On roots of normal operators and extensions of Ando's Theorem
Hranislav Stanković, Carlos Kubrusly
TL;DR
This work addresses when normality of a power $T^n$ forces normality of $T$ for generalized operator classes beyond paranormal, including $k$-paranormal, absolute-$k$-paranormal, and $k$-quasi-paranormal operators. It proves that for $k$-paranormal or absolute-$k$-paranormal $T$, $T^n$ normal implies $T$ is normal, extending Ando's theorem. In the separable case, a $k$-quasi-paranormal operator with a normal power decomposes as $T=T'\oplus T''$, where $T'$ is normal and $T''$ is nilpotent of nil-index at most $\min\{n,k+1\}$, with a fiberwise direct-integral proof and connections to the square-root structure of normal operators. The results combine spectral methods with a detailed structural analysis, clarifying how normality of powers governs the overall operator behavior in these extended classes.
Abstract
In this paper, we extend Ando's theorem on paranormal operators, which states that if $ T \in \mathfrak{B}(\mathcal{H}) $ is a paranormal operator and there exists $ n \in \mathbb{N} $ such that $ T^n $ is normal, then $ T $ is normal. We generalize this result to the broader classes of $ k $-paranormal operators and absolute-$ k $-paranormal operators.
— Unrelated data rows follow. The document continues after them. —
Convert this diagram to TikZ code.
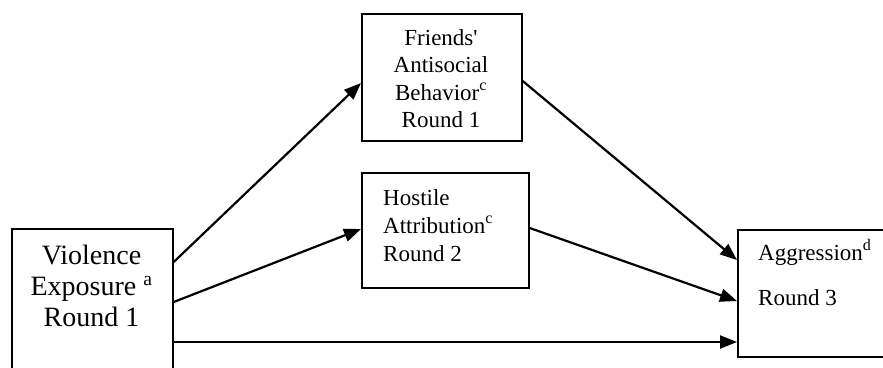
\documentclass[tikz,border=0pt]{standalone}
\usepackage{fontspec}
\setmainfont{Liberation Serif}
\usetikzlibrary{arrows.meta}
\begin{document}
\begin{tikzpicture}[x=1pt,y=1pt,
  box/.style={draw, line width=1.7pt, rectangle, inner sep=0pt, anchor=north west},
  txt/.style={inner sep=0pt, anchor=base},
  arr/.style={line width=2.2pt, -{Triangle[length=17pt,width=13pt]}}]
\useasboundingbox (0,0) rectangle (883,-367);
\clip (0,0) rectangle (883,-367);
% boxes
\node[box, minimum width=161pt, minimum height=200pt] (vb) at (11,-228) {};
\node[box, minimum width=160pt, minimum height=127pt] (fr) at (361,-13) {};
\node[box, minimum width=167pt, minimum height=115pt] (hb) at (361,-172) {};
\node[box, minimum width=200pt, minimum height=127pt] (ab) at (737,-229) {};
% texts
\node[txt] (vt) at (91.5,-264) {\parbox[t]{155pt}{\centering\fontsize{28}{31}\selectfont Violence\\Exposure \textsuperscript{a}\\Round 1}};
\node[txt] (ft) at (441,-45) {\parbox[t]{155pt}{\centering\fontsize{23}{27.5}\selectfont Friends\textquotesingle\\Antisocial\\Behavior\textsuperscript{c}\\Round 1}};
\node[txt, anchor=base west] (ht) at (383,-205) {\parbox[t]{140pt}{\raggedright\fontsize{23}{28}\selectfont Hostile\\Attribution\textsuperscript{c}\\Round 2}};
\node[txt, anchor=base west] (at) at (758,-260) {\parbox[t]{125pt}{\raggedright\fontsize{23}{45}\selectfont Aggression\textsuperscript{d}\\Round 3}};
% connectors
\draw[arr] ([yshift=-34pt]vb.north east) -- ([yshift=-70pt]fr.north west);
\draw[arr] ([yshift=-74pt]vb.north east) -- ([yshift=-57pt]hb.north west);
\draw[arr] ([yshift=-114pt]vb.north east) -- ([yshift=-113pt]ab.north west);
\draw[arr] ([yshift=-68pt]fr.north east) -- ([yshift=-31pt]ab.north west);
\draw[arr] ([yshift=-56pt]hb.north east) -- ([yshift=-72pt]ab.north west);
\end{tikzpicture}
\end{document}
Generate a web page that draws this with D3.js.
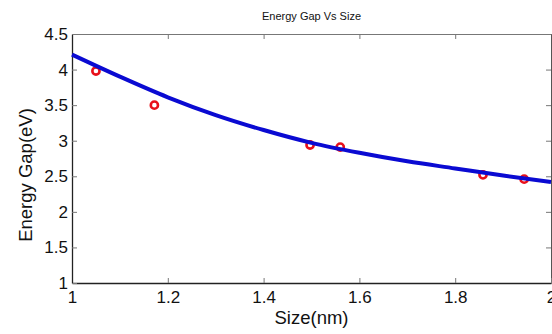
<!DOCTYPE html>
<html>
<head>
<meta charset="utf-8">
<script src="https://cdn.jsdelivr.net/npm/d3@7"></script>
<style>
  body { margin: 0; background: #fff; }
  svg { display: block; font-family: Arial, "Liberation Sans", sans-serif; }
</style>
</head>
<body>
<div id="chart"></div>
<script>
// measured points (red circles)
var sizeData = [1.05, 1.172, 1.497, 1.56, 1.858, 1.944];
var gapData = [3.98, 3.50, 2.94, 2.91, 2.52, 2.46];

// fitted curve
var fitSize = [1.0, 1.1, 1.2, 1.3, 1.4, 1.5, 1.6, 1.7, 1.8, 1.9, 2.0];
var fitGap = [4.21, 3.90, 3.61, 3.36, 3.15, 2.97, 2.83, 2.71, 2.61, 2.51, 2.42];

var xTicks = [1, 1.2, 1.4, 1.6, 1.8, 2];
var xTickLabels = ["1", "1.2", "1.4", "1.6", "1.8", "2"];
var yTicks = [1, 1.5, 2, 2.5, 3, 3.5, 4, 4.5];
var yTickLabels = ["1", "1.5", "2", "2.5", "3", "3.5", "4", "4.5"];

var width = 552;
var height = 334;
var plotL = 72, plotR = 551, plotT = 34, plotB = 283;

var svg = d3.select("#chart").append("svg")
    .attr("width", width)
    .attr("height", height);

var x = d3.scaleLinear().domain([1, 2]).range([plotL, plotR]);
var y = d3.scaleLinear().domain([1, 4.5]).range([plotB, plotT]);

// frame: top and right (light)
svg.append("g")
    .attr("transform", "translate(0," + plotT + ")")
    .call(d3.axisTop(x).tickValues(xTicks).tickSize(-5).tickSizeOuter(0).tickFormat(""))
    .call(function(g){
        g.select(".domain").attr("stroke", "#777");
        g.selectAll(".tick line").attr("stroke", "#777");
    });

svg.append("g")
    .attr("transform", "translate(" + plotR + ",0)")
    .call(d3.axisRight(y).tickValues(yTicks).tickSize(-5).tickSizeOuter(0).tickFormat(""))
    .call(function(g){
        g.select(".domain").attr("stroke", "#555");
        g.selectAll(".tick line").attr("stroke", "#777");
    });

// bottom axis
svg.append("g")
    .attr("transform", "translate(0," + plotB + ")")
    .call(d3.axisBottom(x).tickValues(xTicks).tickSize(-5).tickSizeOuter(0).tickPadding(8)
        .tickFormat(function(d, i){ return xTickLabels[i]; }))
    .call(function(g){
        g.select(".domain").attr("stroke", "#222").attr("stroke-width", 1.3);
        g.selectAll(".tick line").attr("stroke", "#777");
        g.selectAll("text").attr("fill", "#111").style("font-size", "17px");
    });

// left axis
svg.append("g")
    .attr("transform", "translate(" + plotL + ",0)")
    .call(d3.axisLeft(y).tickValues(yTicks).tickSize(-5).tickSizeOuter(0).tickPadding(4)
        .tickFormat(function(d, i){ return yTickLabels[i]; }))
    .call(function(g){
        g.select(".domain").attr("stroke", "#222").attr("stroke-width", 1.3);
        g.selectAll(".tick line").attr("stroke", "#777");
        g.selectAll("text").attr("fill", "#111").style("font-size", "17px");
    });

// data markers
svg.append("g").selectAll("circle")
    .data(sizeData)
    .enter()
    .append("circle")
    .attr("cx", function(d){ return x(d); })
    .attr("cy", function(d, i){ return y(gapData[i]); })
    .attr("r", 3.6)
    .attr("fill", "none")
    .attr("stroke", "#e8101a")
    .attr("stroke-width", 2.6);

// fit line
var line = d3.line()
    .x(function(d){ return x(d); })
    .y(function(d, i){ return y(fitGap[i]); })
    .curve(d3.curveMonotoneX);

svg.append("path")
    .datum(fitSize)
    .attr("d", line)
    .attr("fill", "none")
    .attr("stroke", "#0a0ad2")
    .attr("stroke-width", 4);

// title and labels
svg.append("text")
    .attr("x", (plotL + plotR) / 2)
    .attr("y", 20)
    .attr("text-anchor", "middle")
    .style("font-size", "11px")
    .attr("fill", "#111")
    .text("Energy Gap Vs Size");

svg.append("text")
    .attr("x", (plotL + plotR) / 2)
    .attr("y", 324)
    .attr("text-anchor", "middle")
    .style("font-size", "18.5px")
    .attr("fill", "#111")
    .text("Size(nm)");

svg.append("text")
    .attr("transform", "translate(32,175) rotate(-90)")
    .attr("text-anchor", "middle")
    .style("font-size", "18.5px")
    .attr("fill", "#111")
    .text("Energy Gap(eV)");
</script>
</body>
</html>
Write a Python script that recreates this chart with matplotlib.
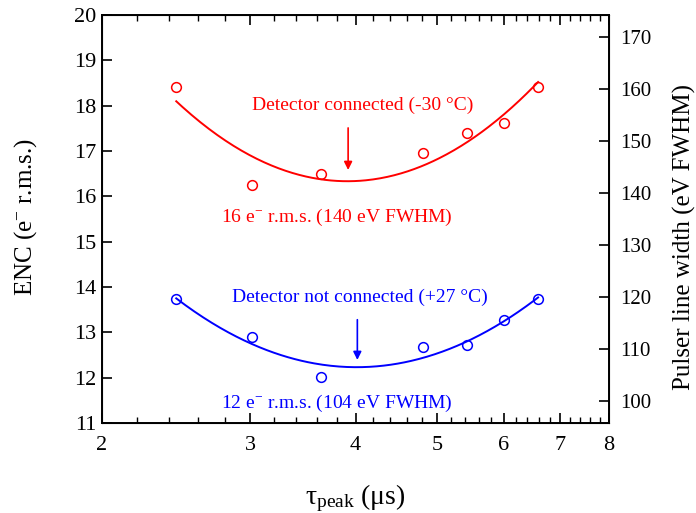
import matplotlib
matplotlib.use("Agg")
import matplotlib.pyplot as plt
from matplotlib.ticker import FixedLocator, NullFormatter, NullLocator
import numpy as np

plt.rcParams['font.family'] = ['Liberation Serif', 'DejaVu Serif']
plt.rcParams['mathtext.fontset'] = 'custom'
plt.rcParams['mathtext.rm'] = 'Liberation Serif'
plt.rcParams['mathtext.it'] = 'Liberation Serif:italic'

# shaping times (us)
tau = [2.45, 3.01, 3.64, 4.81, 5.43, 6.0, 6.59]
# ENC (e- r.m.s.)
enc_cold = [18.42, 16.25, 16.49, 16.96, 17.40, 17.62, 18.42]   # detector connected, -30 C
enc_warm = [13.73, 12.90, 12.02, 12.67, 12.72, 13.27, 13.73]   # detector not connected, +27 C

ev_per_e = 2.355 * 3.7   # ENC -> eV FWHM
xticks = [2, 3, 4, 5, 6, 7, 8]
yticks_right = [100, 110, 120, 130, 140, 150, 160, 170]


def fit_curve(x, y):
    # parabola in log(tau)
    lx = np.log(x)
    p = np.polyfit(lx, y, 2)
    xx = np.linspace(min(x), max(x), 200)
    return xx, np.polyval(p, np.log(xx))


fig = plt.figure(figsize=(6.96, 5.13), dpi=100)
ax = fig.add_axes([0.1466, 0.1754, 0.7284, 0.7954])

for y, c in [(enc_cold, 'red'), (enc_warm, 'blue')]:
    ax.plot(tau, y, 'o', mfc='none', mec=c, ms=7, mew=1.1)
    xx, yy = fit_curve(tau, y)
    ax.plot(xx, yy, '-', color=c, lw=1.4)

ax.set_xscale('log')
ax.set_xlim(2, 8)
ax.set_ylim(11, 20)
ax.xaxis.set_major_locator(FixedLocator(xticks))
ax.xaxis.set_major_formatter(plt.FixedFormatter([str(t) for t in xticks]))
minors = [round(v, 1) for v in np.arange(2.2, 8.0, 0.2) if abs(v - round(v)) > 0.05]
ax.xaxis.set_minor_locator(FixedLocator(minors))
ax.xaxis.set_minor_formatter(NullFormatter())
ax.set_yticks(range(11, 21))
ax.yaxis.set_minor_locator(NullLocator())

ax.tick_params(axis='x', which='major', direction='in', length=7, width=1.2, top=True, labelsize=16, pad=9)
ax.tick_params(axis='x', which='minor', direction='in', length=4, width=1.0, top=True)
ax.tick_params(axis='y', which='major', direction='in', length=7, width=1.2, labelsize=16, pad=4)
for s in ax.spines.values():
    s.set_linewidth(1.4)

ax2 = ax.twinx()
ax2.set_ylim(11 * ev_per_e, 20 * ev_per_e)
ax2.set_yticks(yticks_right)
ax2.yaxis.set_minor_locator(NullLocator())
ax2.tick_params(axis='y', which='major', direction='in', length=7, width=1.2, labelsize=15, pad=8)

ax.set_ylabel('ENC (e$^{-}$ r.m.s.)', fontsize=18)
ax.yaxis.set_label_coords(-0.125, 0.505)
ax2.set_ylabel('Pulser line width (eV FWHM)', fontsize=18)
ax2.yaxis.set_label_coords(1.126, 0.456)
ax.set_xlabel(r'$\mathrm{\tau}_{\mathrm{peak}}$ ($\mathrm{\mu}$s)', fontsize=20, labelpad=20)

ax.annotate('', xy=(3.92, 16.52), xytext=(3.92, 17.57),
            arrowprops=dict(arrowstyle='-|>', color='red', lw=1.2, mutation_scale=12))
ax.text(4.08, 18.01, 'Detector connected (-30 °C)', color='red', fontsize=14, ha='center', va='center')
ax.text(3.8, 15.54, '16 e$^{-}$ r.m.s. (140 eV FWHM)', color='red', fontsize=14, ha='center', va='center')

ax.annotate('', xy=(4.02, 12.33), xytext=(4.02, 13.34),
            arrowprops=dict(arrowstyle='-|>', color='blue', lw=1.2, mutation_scale=12))
ax.text(4.05, 13.78, 'Detector not connected (+27 °C)', color='blue', fontsize=14, ha='center', va='center')
ax.text(3.8, 11.44, '12 e$^{-}$ r.m.s. (104 eV FWHM)', color='blue', fontsize=14, ha='center', va='center')

fig.savefig('out.png', dpi=100)
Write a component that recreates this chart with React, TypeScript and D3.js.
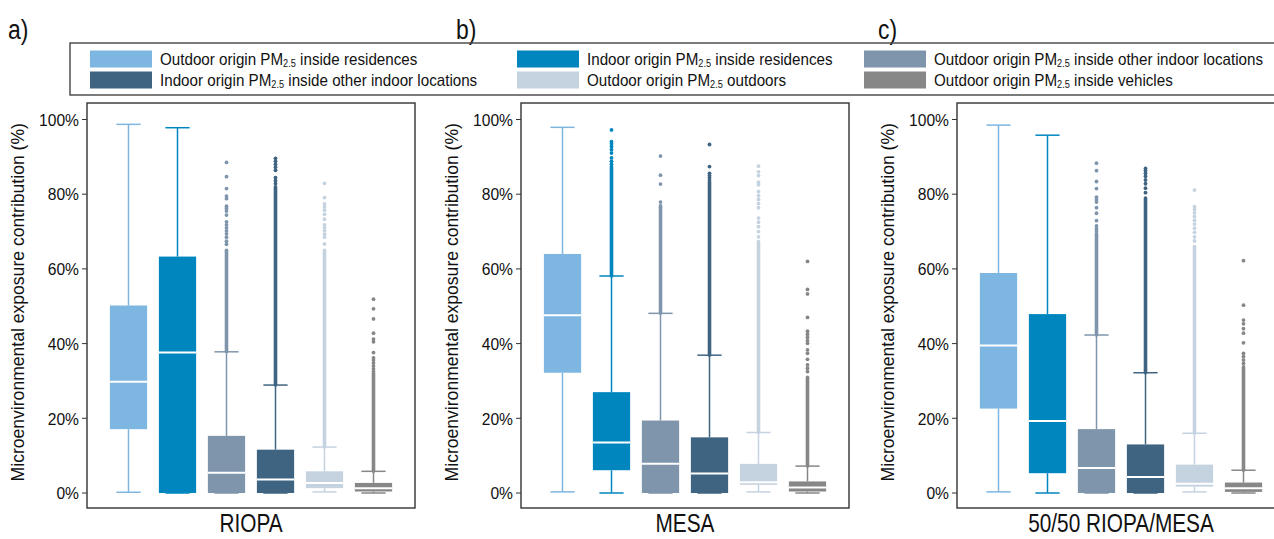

Furthermore, in the case of a separable Hilbert space $\mathcal{H}$, we show that if $ T \in \mathfrak{B}(\mathcal{H}) $ is a $ k $-quasi-paranormal operator for some $ k \in \mathbb{N} $, and there exists $ n \in \mathbb{N} $ such that $ T^n $ is normal, then $ T $ decomposes as $ T = T' \oplus T'' $, where $ T' $ is normal and $ T'' $ is nilpotent of nil-index at most $ \min\{n,k+1\} $, with either summand potentially absent.